They don’t make eras like they used to.
This time last year the golf world was busy feting Rory McIlroy, who had established himself as the game’s undisputed boy king. McIlroy, now 26, was such a dominant force that the big question was whether any other young players would step up to challenge him, or if he’d run roughshod over the sport. We now know the answer.
What’s stunning about golf’s current state of affairs is how much McIlroy’s standing has been diminished. Even though he made a brief cameo atop the World Ranking a few weeks ago, he is plainly only the third-best player in the game right now. (Fowler loyalists might say Rory is only the fourth best, but we’re not gonna go there just yet.)
Jordan Spieth began altering the landscape by doing what McIlroy has famously been unable to — solve Augusta National. His win there, and at the dust bowl that was Chambers Bay, highlighted the primary difference between these two awesome talents: Spieth’s superiority around the greens, which allows him to conquer firm, fast setups. Such speedy conditions have never quite agreed with McIlroy, which is inconvenient given that the lords of Augusta, Far Hills and St. Andrews all strive to achieve them for their championships. (The dons of Palm Beach Gardens have reluctantly accepted that August is not ideal for pushing a golf course to the limit, especially given their predilection for hot-weather venues.)
There was a pleasing contrast in the budding Jordan-Rory rivalry: an intense scoring machine versus an insouciant ball-basher. But Jason Day has of late added a new wrinkle by putting like Spieth while driving it like McIlroy. Just when Jordanmania had taken hold, and it looked like this could be his era and not Rory’s, Day has arrived as a man in full. In his Sunday showdown with Spieth at the PGA Championship, the 27-year-old Aussie simply had more firepower. He’s been too injury-prone for anyone to declare this the beginning of the Day Era, but he’s certainly a tantalizing addition in the rarified air at the top of the World Ranking. Day also has the advantage of being more settled off the course. Marriage and kids, and all the associated complications, are likely in the future for both Spieth and McIlroy. Day, an old soul thanks to a hard-knock upbringing, has already mastered the juggling act of being a touring pro and doting dad and devoted hubby.

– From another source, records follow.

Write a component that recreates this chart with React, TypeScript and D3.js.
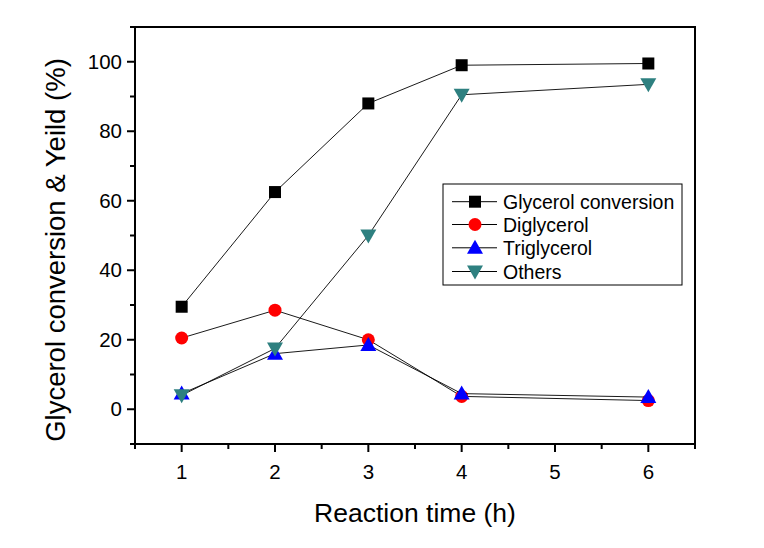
import React from "react";
import * as d3 from "d3";

const times = [1, 2, 3, 4, 6];
const glycerolConversion = [29.5, 62.5, 88, 99, 99.5];
const diglycerol = [20.5, 28.5, 20, 3.7, 2.5];
const triglycerol = [4.5, 16, 18.5, 4.5, 3.5];
const others = [4, 17.5, 50, 90.5, 93.5];
const seriesNames = ["Glycerol conversion", "Diglycerol", "Triglycerol", "Others"];
const xTicks = [1, 2, 3, 4, 5, 6];
const yTicks = [0, 20, 40, 60, 80, 100];

const W = 764, H = 548;
const L = 135, R = 695, T = 27, B = 444;
const FONT = "'Liberation Sans', Arial, sans-serif";

type Kind = "square" | "circle" | "up" | "down";
const series = [
  { name: seriesNames[0], values: glycerolConversion, color: "#000000", kind: "square" as Kind },
  { name: seriesNames[1], values: diglycerol, color: "#ff0000", kind: "circle" as Kind },
  { name: seriesNames[2], values: triglycerol, color: "#0000ff", kind: "up" as Kind },
  { name: seriesNames[3], values: others, color: "#2e8080", kind: "down" as Kind },
];

function Marker({ kind, x, y, color }: { kind: Kind; x: number; y: number; color: string }) {
  if (kind === "square") return <rect x={x - 6} y={y - 6} width={12} height={12} fill={color} />;
  if (kind === "circle") return <circle cx={x} cy={y} r={6.5} fill={color} />;
  if (kind === "up")
    return <path d={`M${x},${y - 8} L${x + 8},${y + 6} L${x - 8},${y + 6} Z`} fill={color} />;
  return <path d={`M${x},${y + 8} L${x + 8},${y - 6} L${x - 8},${y - 6} Z`} fill={color} />;
}

export default function App() {
  const x = d3.scaleLinear().domain([0.5, 6.5]).range([L, R]);
  const y = d3.scaleLinear().domain([-10, 110]).range([B, T]);
  const line = d3
    .line<[number, number]>()
    .x((d) => x(d[0]))
    .y((d) => y(d[1]));
  const xMinor = d3.range(0.5, 6.51, 0.5).filter((v) => !xTicks.includes(v));
  const yMinor = d3.range(-10, 110.1, 10).filter((v) => !yTicks.includes(v));

  const legX = 443, legY = 184, legW = 239, legH = 101;
  const rowY = [201.7, 224.5, 247.8, 271.5];

  return (
    <svg width={W} height={H} style={{ position: "absolute", left: 0, top: 0, background: "#fff" }}>
      <rect x={0} y={0} width={W} height={H} fill="#fff" />
      {series.map((s) => (
        <g key={s.name}>
          <path
            d={line(times.map((t, i) => [t, s.values[i]] as [number, number])) || ""}
            fill="none"
            stroke="#000"
            strokeWidth={0.9}
          />
          {times.map((t, i) => (
            <Marker key={i} kind={s.kind} x={x(t)} y={y(s.values[i])} color={s.color} />
          ))}
        </g>
      ))}
      <rect x={L} y={T} width={R - L} height={B - T} fill="none" stroke="#000" strokeWidth={2} />
      {xTicks.map((t) => (
        <g key={"xt" + t}>
          <line x1={x(t)} x2={x(t)} y1={B} y2={B + 8} stroke="#000" strokeWidth={2} />
          <text x={x(t)} y={B + 35} textAnchor="middle" fontFamily={FONT} fontSize={20.5}>
            {t}
          </text>
        </g>
      ))}
      {xMinor.map((t) => (
        <line key={"xm" + t} x1={x(t)} x2={x(t)} y1={B} y2={B + 5} stroke="#000" strokeWidth={2} />
      ))}
      {yTicks.map((t) => (
        <g key={"yt" + t}>
          <line x1={L} x2={L - 8} y1={y(t)} y2={y(t)} stroke="#000" strokeWidth={2} />
          <text x={L - 13} y={y(t) + 7} textAnchor="end" fontFamily={FONT} fontSize={20.5}>
            {t}
          </text>
        </g>
      ))}
      {yMinor.map((t) => (
        <line key={"ym" + t} x1={L} x2={L - 5} y1={y(t)} y2={y(t)} stroke="#000" strokeWidth={2} />
      ))}
      <text x={(L + R) / 2} y={522} textAnchor="middle" fontFamily={FONT} fontSize={26.5}>
        Reaction time (h)
      </text>
      <text
        transform={`translate(65,250) rotate(-90)`}
        textAnchor="middle"
        fontFamily={FONT}
        fontSize={27.5}
      >
        Glycerol conversion &amp; Yeild (%)
      </text>
      <rect x={legX} y={legY} width={legW} height={legH} fill="#fff" stroke="#000" strokeWidth={1} />
      {series.map((s, i) => (
        <g key={"lg" + s.name}>
          <line x1={452} x2={497} y1={rowY[i]} y2={rowY[i]} stroke="#000" strokeWidth={1} />
          <Marker kind={s.kind} x={475} y={rowY[i]} color={s.color} />
          <text x={503} y={rowY[i] + 7} fontFamily={FONT} fontSize={19.5}>
            {s.name}
          </text>
        </g>
      ))}
    </svg>
  );
}
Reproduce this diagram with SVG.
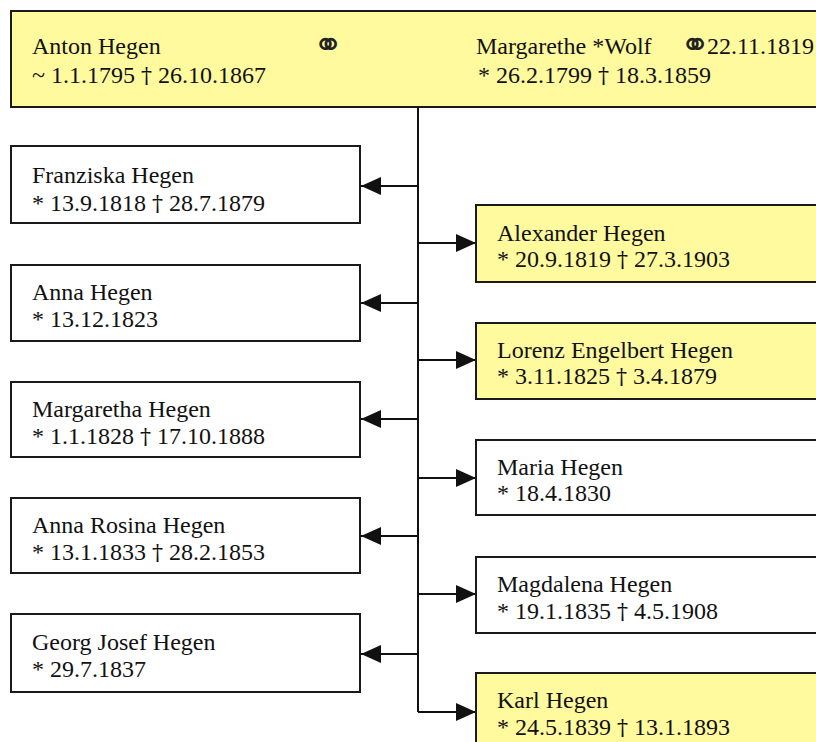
<svg xmlns="http://www.w3.org/2000/svg" width="816" height="742" viewBox="0 0 816 742">
<style>
.box{stroke:#1a1a1a;stroke-width:2}
.y{fill:#FFFA9E}
.w{fill:#ffffff}
text{font-family:"Liberation Serif","Times New Roman",serif;font-size:24px;fill:#111}
.sym{font-family:"DejaVu Sans",sans-serif;font-size:36px;fill:#222}
.d{font-family:"DejaVu Serif",serif;font-size:22px;fill:#111}
.con{fill:none;stroke:#111;stroke-width:2}
</style>
<defs>
<marker id="arr" viewBox="0 0 20 18" refX="20" refY="9" markerWidth="20" markerHeight="18" markerUnits="userSpaceOnUse" orient="auto">
<path d="M0,0 L20,9 L0,18 z" fill="#111"/>
</marker>
</defs>
<rect width="816" height="742" fill="#fff"/>
<g id="connectors">
<path class="con" d="M418,107 V712"/>
<path class="con" d="M418,186 H361" marker-end="url(#arr)"/>
<path class="con" d="M418,303 H361" marker-end="url(#arr)"/>
<path class="con" d="M418,419 H361" marker-end="url(#arr)"/>
<path class="con" d="M418,536 H361" marker-end="url(#arr)"/>
<path class="con" d="M418,654 H361" marker-end="url(#arr)"/>
<path class="con" d="M418,243 H476" marker-end="url(#arr)"/>
<path class="con" d="M418,360 H476" marker-end="url(#arr)"/>
<path class="con" d="M418,478 H476" marker-end="url(#arr)"/>
<path class="con" d="M418,594 H476" marker-end="url(#arr)"/>
<path class="con" d="M418,712 H476" marker-end="url(#arr)"/>
</g>
<g id="parents">
<rect class="box y" x="11" y="11" width="815" height="96"/>
<text x="32" y="54">Anton Hegen</text>
<text class="sym" x="313" y="57">⚭</text>
<text x="32" y="83">~ 1.1.1795 <tspan class="d">†</tspan> 26.10.1867</text>
<text x="476" y="54">Margarethe *Wolf</text>
<text class="sym" x="680" y="57">⚭</text>
<text x="707" y="54">22.11.1819</text>
<text x="478" y="83">* 26.2.1799 <tspan class="d">†</tspan> 18.3.1859</text>
</g>
<g id="franziska">
<rect class="box w" x="11" y="146" width="349" height="77"/>
<text x="32" y="183">Franziska Hegen</text>
<text x="32" y="211">* 13.9.1818 <tspan class="d">†</tspan> 28.7.1879</text>
</g>
<g id="alexander">
<rect class="box y" x="476" y="205" width="350" height="77"/>
<text x="497" y="241">Alexander Hegen</text>
<text x="497" y="267">* 20.9.1819 <tspan class="d">†</tspan> 27.3.1903</text>
</g>
<g id="anna">
<rect class="box w" x="11" y="265" width="349" height="76"/>
<text x="32" y="300">Anna Hegen</text>
<text x="32" y="327">* 13.12.1823</text>
</g>
<g id="lorenz">
<rect class="box y" x="476" y="323" width="350" height="76"/>
<text x="497" y="358">Lorenz Engelbert Hegen</text>
<text x="497" y="384">* 3.11.1825 <tspan class="d">†</tspan> 3.4.1879</text>
</g>
<g id="margaretha">
<rect class="box w" x="11" y="382" width="349" height="75"/>
<text x="32" y="417">Margaretha Hegen</text>
<text x="32" y="444">* 1.1.1828 <tspan class="d">†</tspan> 17.10.1888</text>
</g>
<g id="maria">
<rect class="box w" x="476" y="440" width="350" height="75"/>
<text x="497" y="475">Maria Hegen</text>
<text x="497" y="501">* 18.4.1830</text>
</g>
<g id="annarosina">
<rect class="box w" x="11" y="498" width="349" height="75"/>
<text x="32" y="533">Anna Rosina Hegen</text>
<text x="32" y="560">* 13.1.1833 <tspan class="d">†</tspan> 28.2.1853</text>
</g>
<g id="magdalena">
<rect class="box w" x="476" y="557" width="350" height="76"/>
<text x="497" y="592">Magdalena Hegen</text>
<text x="497" y="619">* 19.1.1835 <tspan class="d">†</tspan> 4.5.1908</text>
</g>
<g id="georg">
<rect class="box w" x="11" y="614" width="349" height="78"/>
<text x="32" y="650">Georg Josef Hegen</text>
<text x="32" y="677">* 29.7.1837</text>
</g>
<g id="karl">
<rect class="box y" x="476" y="673" width="350" height="80"/>
<text x="497" y="708">Karl Hegen</text>
<text x="497" y="735">* 24.5.1839 <tspan class="d">†</tspan> 13.1.1893</text>
</g>
</svg>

If we can assume that the relentless Spieth is going to keep doing more of what he’s been doing, the really interesting question is where McIlroy goes from here. While he is physically recovered from the worst-timed kickabout in golf history, mentally it looks like he’s just not that into it. The front-nine 40 on Friday at Augusta was dispiriting, but he rallied with a strong spring, taking the Match Play and then, lest we have all forgotten, waltzing to a seven-shot victory in Charlotte, thanks to a Saturday 61.
But McIlroy played indifferently at the U.S. Open and seemed just the tiniest bit offended at how quickly the golf world forgot about him, as Spieth chased the Grand Slam. Missing the British Open was the worst luck imaginable. A golfer gets only two or three chances to tackle the Old Course in his prime, and to spend this Open on his couch was surely wrenching for McIlroy. Since he’s returned to action, he’s been scratching around for his old confidence and a little bit of form. Both have been slow in coming. At the Deutsche Bank — where a Friday 74 ruined his chances at victory — McIlroy said he was taking the long view and that the ascension of Spieth and Day will only help him by forcing him to raise his game. “When [I’m] playing [my] best and everything sort of clicks together,” he said, “I don’t feel like there’s anyone that can beat me.”
That was surely true a year ago. Now? We shall see. McIlroy remains a preeminent talent, and there’s no doubting his drive to become one of the all-time greats. Yet this rough season has made it clear that, going forward, it won’t be quite so easy for him to own the game.